Very Heath Robinson is written by UK TV personality Adam Hart-Davis, with an entertaining foreword by Carnegie Medal winner, Philip Pullman.


Very Heath Robinson is a book that takes a nostalgic look back to the imaginative world of William Heath Robinson, one of the few artists to have given his name to the English language. According to the Oxford English Dictionary, the expression Heath Robinson is used to describe ‘any absurdly ingenious and impracticable device.'

Adam Hart-Davis(below) is the perfect person to set the artist’s mechanical fantasies in context, to tell the stories of rapid technological and social change that lay behind Heath Robinson’s idiosyncratic brand of satire and to laugh along with the jokes. Known for his popular television series What the Romans Did for Us and other programmes on the history of science and engineering, Adam is an avid fan of Heath Robinson, and full of stories that lie behind the pictures. 

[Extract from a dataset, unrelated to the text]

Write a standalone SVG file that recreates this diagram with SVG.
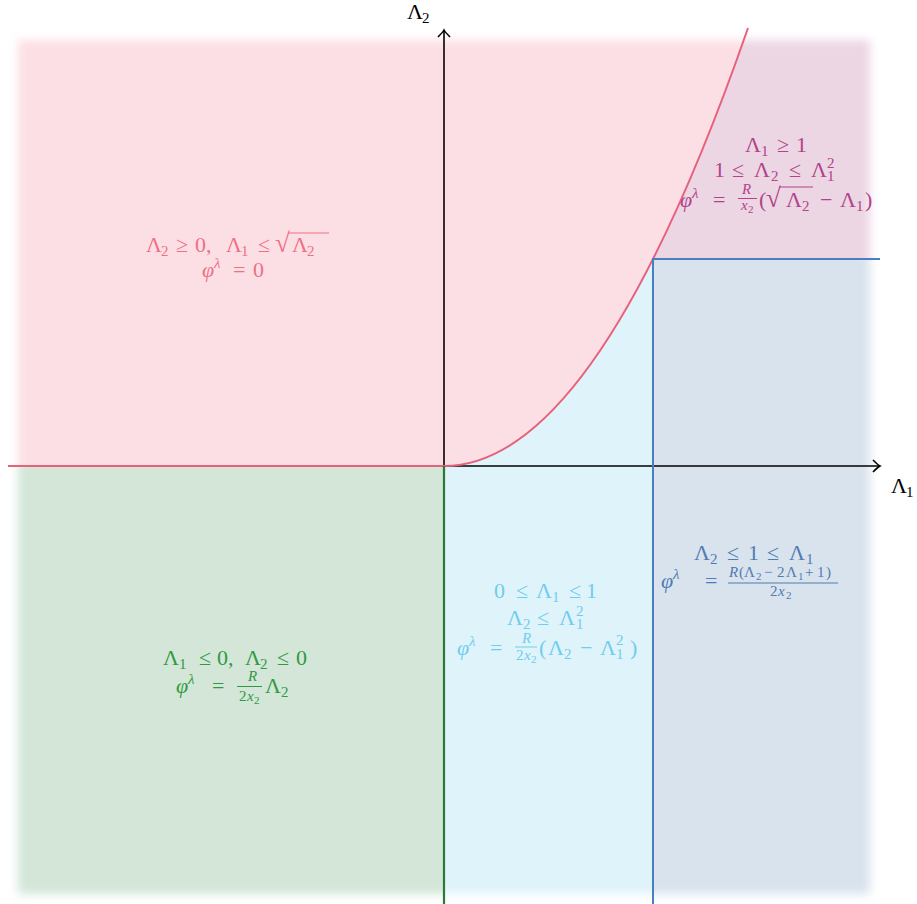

You will find plenty of weird and wonderful inventions in Very Heath Robinson. The book is full of quirky contraptions for lighting cigars, making coffee, extinguishing candles, and generally making everyday life easy. You can even mow the lawn in comfort, thanks to the super deluxe Ransomes motor mower, which comes complete with a wireless, a drinks cabinet, even a tiffin table.


Adam’s love of Heath Robinson is endorsed by Philip Pullman, who conveys the charm of the Heath Robinson repertory company, the earnest, top-hatted men who oversee the machines and are ‘convinced they are being rational and clever and up-to-date.’


A dozen collections of Heath Robinson (below) and his work have been published over the last 80 years, starting in his lifetime, but most have been compilations of pictures with minimal text. Very Heath Robinson is the first to explain the technical and social background out of which the pictures grew, and to weave art and history into a connected story. 


The book (cover below) portrays Heath Robinson as the visionary he was, foreseeing technical advances decades before they occurred, and commenting wryly on urban issues such as traffic jams, litter, and apartment living - problems that of course still niggle us today.